Starting with your organic forms with contour curves, I can see that you're paying attention to adhering to the characteristics of simple sausages, though there is a slight tendency towards making them widen through the midsection a little. This is more prominent on the first page, but it is present on the second to a lesser extent. Just one of those things to keep an eye on. As far as the contour curves go however, be sure to put a bit more time into the planning and preparation phases, as you are running into some issues in placement of the curves. The contour line technique leans heavily on the idea that we're drawing along the surface of the 3D form, but if our curves don't fit snugly within the form's silhouette, that illusion erodes.

Continuing onto your insect constructions, you're definitely doing a good job of focusing on building up from simple to complex in successive stages, and generally avoiding skipping steps. One thing that especially stands out is that as you progress through the lesson, you appear to ensure that more and more of the actions you take occur in 3D space - where you're actually thinking about how the existing structure exists in three dimensions, respecting that illusion and even reinforcing it with every new addition. It's not uncommon for students at this stage to jump back and forth between this and actions that occur only in 2D space, where they're putting individual marks on the page, only considering how they exist in two dimensions, which certainly can erode the sense that we're looking at something three dimensional.
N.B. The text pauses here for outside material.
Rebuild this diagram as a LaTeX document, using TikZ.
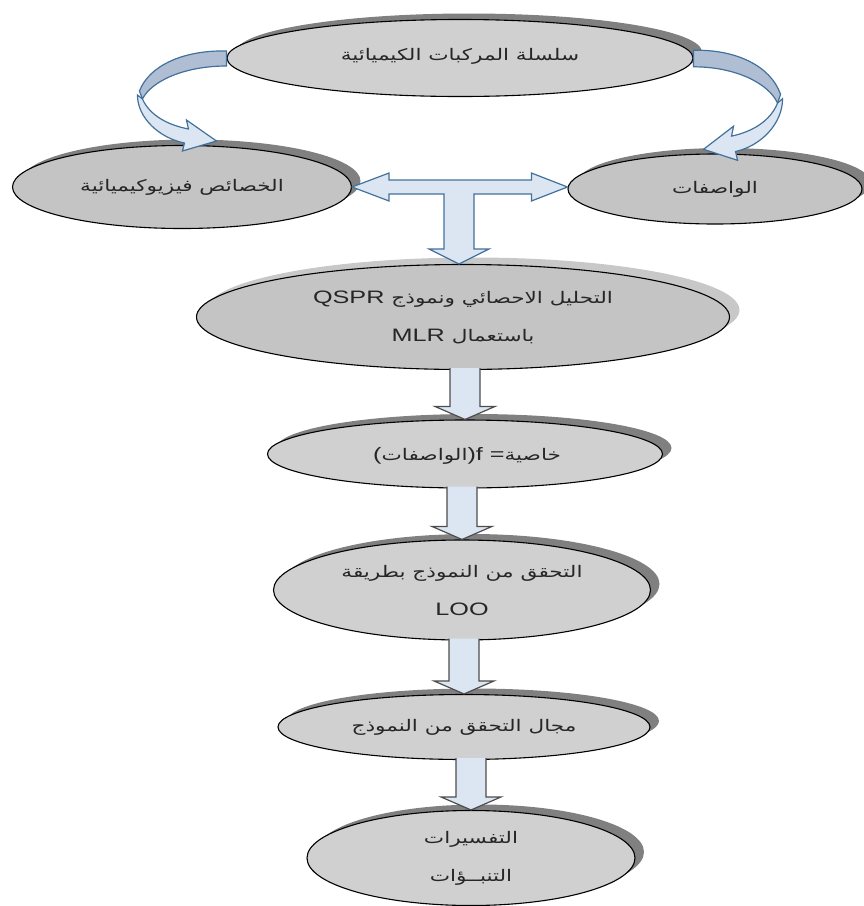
\documentclass[tikz,border=0pt]{standalone}
\usepackage{fontspec}
\setmainfont[FakeStretch=1.4]{Liberation Sans}
\newfontfamily\arabicfont[Script=Arabic,FakeStretch=1.35]{DejaVu Sans}
\TeXXeTstate=1
\usetikzlibrary{calc,shadows,shapes.geometric}
\newcommand\ar[1]{{\arabicfont\fontsize{16}{38}\selectfont\beginR #1\endR}}
\definecolor{txt}{HTML}{262626}
\definecolor{shdark}{HTML}{808080}
\definecolor{shlight}{HTML}{C8C8C8}
\definecolor{fillA}{HTML}{D0D0D0}
\definecolor{fillB}{HTML}{C4C4C4}
\definecolor{arrfill}{HTML}{DCE6F2}
\definecolor{arrdark}{HTML}{B0BED3}
\definecolor{arrline}{HTML}{41719C}
\definecolor{arrgray}{HTML}{4D4D4D}
\tikzset{
  ell/.style={ellipse, draw=black, line width=1.1pt, inner sep=0pt, align=center,
    text=txt, font=\fontsize{18}{38}\selectfont,
    drop shadow={shadow xshift=9pt, shadow yshift=6pt, fill=shdark, opacity=1}},
  ellL/.style={ellipse, draw=black, line width=1.1pt, inner sep=0pt, align=center,
    text=txt, font=\fontsize{18}{38}\selectfont,
    drop shadow={shadow xshift=10pt, shadow yshift=7pt, fill=shlight, opacity=1}},
  tn/.style={inner sep=0pt, outer sep=0pt, text=txt, font=\fontsize{18}{38}\selectfont},
  dblock/.style={fill=arrfill, draw=arrgray, line width=1.2pt, line join=miter},
  bblock/.style={fill=arrfill, draw=arrline, line width=1.2pt, line join=miter},
  bdark/.style={fill=arrdark, draw=arrline, line width=1.2pt, line join=miter}
}
\newcommand\downblock[2]{%
  \draw[dblock] ($(#2.north |- #1.south)+(-15,-2)$) -- ($(#2.north)+(-15,-13)$)
    -- ($(#2.north)+(-30,-13)$) -- (#2.north) -- ($(#2.north)+(30,-13)$)
    -- ($(#2.north)+(15,-13)$) -- ($(#2.north |- #1.south)+(15,-2)$);}
\begin{document}
\begin{tikzpicture}[x=1pt,y=-1pt]
\useasboundingbox (0,0) rectangle (864,906);
% ellipses
\node[ell, fill=fillA, minimum width=466, minimum height=77] (top) at (460,58)
  {\raisebox{7pt}{\ar{سلسلة المركبات الكيميائية}}};
\node[ell, fill=fillB, minimum width=339, minimum height=83] (pe) at (182,187)
  {\ar{الخصائص فيزيوكيميائية}};
\node[ell, fill=fillB, minimum width=294, minimum height=70] (de) at (715,189)
  {\ar{الواصفات}};
\node[ellL, fill=fillB, minimum width=533, minimum height=105] (e3) at (463,317)
  {\mbox{QSPR}\ \mbox{\ar{التحليل الاحصائي ونموذج}}\\ \mbox{MLR}\ \mbox{\ar{باستعمال}}};
\node[ell, fill=fillA, minimum width=395, minimum height=68] (e4) at (465,454) {};
\node[ell, fill=fillA, minimum width=377, minimum height=100] (e5) at (462,590)
  {\ar{التحقق من النموذج بطريقة}\\ LOO};
\node[ell, fill=fillA, minimum width=372, minimum height=65] (e6) at (464,727)
  {\ar{مجال التحقق من النموذج}};
\node[ell, fill=fillA, minimum width=328, minimum height=95] (e7) at (471,858)
  {\ar{التفسيرات}\\ \ar{التنبــؤات}};
% text of e4, set piece by piece from right to left
\node[tn, anchor=base east] (e4d) at ($(e4.center)+(96,6)$) {\ar{خاصية}};
\node[tn, anchor=base east] (e4c) at (e4d.base west) {)f =\ };
\node[tn, anchor=base east] (e4b) at (e4c.base west) {\ar{الواصفات}};
\node[tn, anchor=base east] (e4a) at (e4b.base west) {(};
% curved arrows
\begin{scope}[shift={(top.west)}]
  \draw[bdark] (0,-7) .. controls (-42,-8) and (-77,7) .. (-87,33) -- (-84,41)
     .. controls (-75,23) and (-42,8) .. (0,8) -- cycle;
  \draw[bblock] (-84,41) .. controls (-77,57) and (-59,67) .. (-38,71) -- (-40,62)
     -- (-10,83) -- (-44,93) -- (-42,85) .. controls (-67,80) and (-89,60) .. (-89,37) -- cycle;
\end{scope}
\begin{scope}[shift={(top.east)}, xscale=-1, yscale=1.1]
  \draw[bdark] (0,-7) .. controls (-42,-8) and (-77,7) .. (-87,33) -- (-84,41)
     .. controls (-75,23) and (-42,8) .. (0,8) -- cycle;
  \draw[bblock] (-84,41) .. controls (-77,57) and (-59,67) .. (-38,71) -- (-40,62)
     -- (-10,83) -- (-44,93) -- (-42,85) .. controls (-67,80) and (-89,60) .. (-89,37) -- cycle;
\end{scope}
% T arrow
\coordinate (tl) at (pe.east);
\coordinate (tr) at (de.west |- pe.east);
\draw[bblock] (tl) -- ($(tl)+(37,-14)$) -- ($(tl)+(37,-7)$) -- ($(tr)+(-36,-7)$)
  -- ($(tr)+(-36,-14)$) -- (tr) -- ($(tr)+(-36,14)$) -- ($(tr)+(-36,7)$)
  -- ($(e3.north |- tl)+(11,7)$) -- ($(e3.north)+(11,-15)$) -- ($(e3.north)+(26,-15)$)
  -- ($(e3.north)+(-4,0)$) -- ($(e3.north)+(-34,-15)$) -- ($(e3.north)+(-19,-15)$)
  -- ($(e3.north |- tl)+(-19,7)$) -- ($(tl)+(37,7)$) -- ($(tl)+(37,14)$) -- cycle;
% down arrows
\downblock{e3}{e4}
\downblock{e4}{e5}
\downblock{e5}{e6}
\downblock{e6}{e7}
\end{tikzpicture}
\end{document}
We'd see some things like this in your earlier constructions, like this grasshopper where towards the back of the abdomen you end up cutting into the silhouette of the form. This action effectively takes a 3D form and reduces it to only the flat shape that is meant to represent it. Modifications to that shape's silhouette will break the connection between the 2D shape and the form it represents, leaving us only with a flat shape as demonstrated in this diagram.

While it is possible to work subtractively in 3D space, it can be very tricky - and the greater issue there is that it's very easy to do so incorrectly, which actively works against developing our spatial reasoning skills. Conversely, working in a strictly additive fashion, by introducing new 3D forms to the structure - forms with their own fully self-enclosed silhouettes - and by establishing how those forms either connect or relate to what's already present in our 3D scene can actually further develop our spatial reasoning skills, ultimately arming us with what we'll need to more successfully work subtractively in the future. We can do this either by defining the intersection between them with contour lines (like in lesson 2's form intersections exercise), or by wrapping the silhouette of the new form around the existing structure as shown here.

This is all part of accepting that everything we draw is 3D, and therefore needs to be treated as such in order for the viewer to believe in that lie. You can see this in practice in this beetle horn demo, as well as in this ant head demo. You can also see some good examples of this in the lobster and shrimp demos on the informal demos page. As I've been pushing this concept more recently, it hasn't been fully integrated into the lesson material yet (it will be when the overhaul reaches Lesson 4). Until then, those submitting for official critiques basically get a preview of what is to come.

But all that said - you actually make a lot of great moves in this direction throughout the set, and end up applying it well on your own by the end.

When it comes to leg construction, you are definitely making efforts to apply the sausage method as demonstrated in the wasp demo, but you do neglect some important elements of the approach. Primarily you neglect to define the joint between sausage forms with contour lines in many cases, and in others you place them elsewhere - something I specifically discuss in the middle of that sausage method diagram.

The key to keep in mind here is that the sausage method is not about capturing the legs precisely as they are - it is about laying in a base structure or armature that captures both the solidity and the gestural flow of a limb in equal measure, where the majority of other techniques lean too far to one side, either looking solid and stiff or gestural but flat. Once in place, we can then build on top of this base structure with more additional forms as shown here, here, in this ant leg, and even here in the context of a dog's leg (because this technique is still to be used throughout the next lesson as well). Just make sure you start out with the sausages, precisely as the steps are laid out in that diagram.

The last thing I wanted to call out is just a quick note - I find that filling in the cast shadows on the ground to be a bit distracting, and that only leaving them as outlines can give us all the benefit of grounding the object, without the distraction.

And with that, I'll go ahead and mark this lesson as complete. Keep up the great work.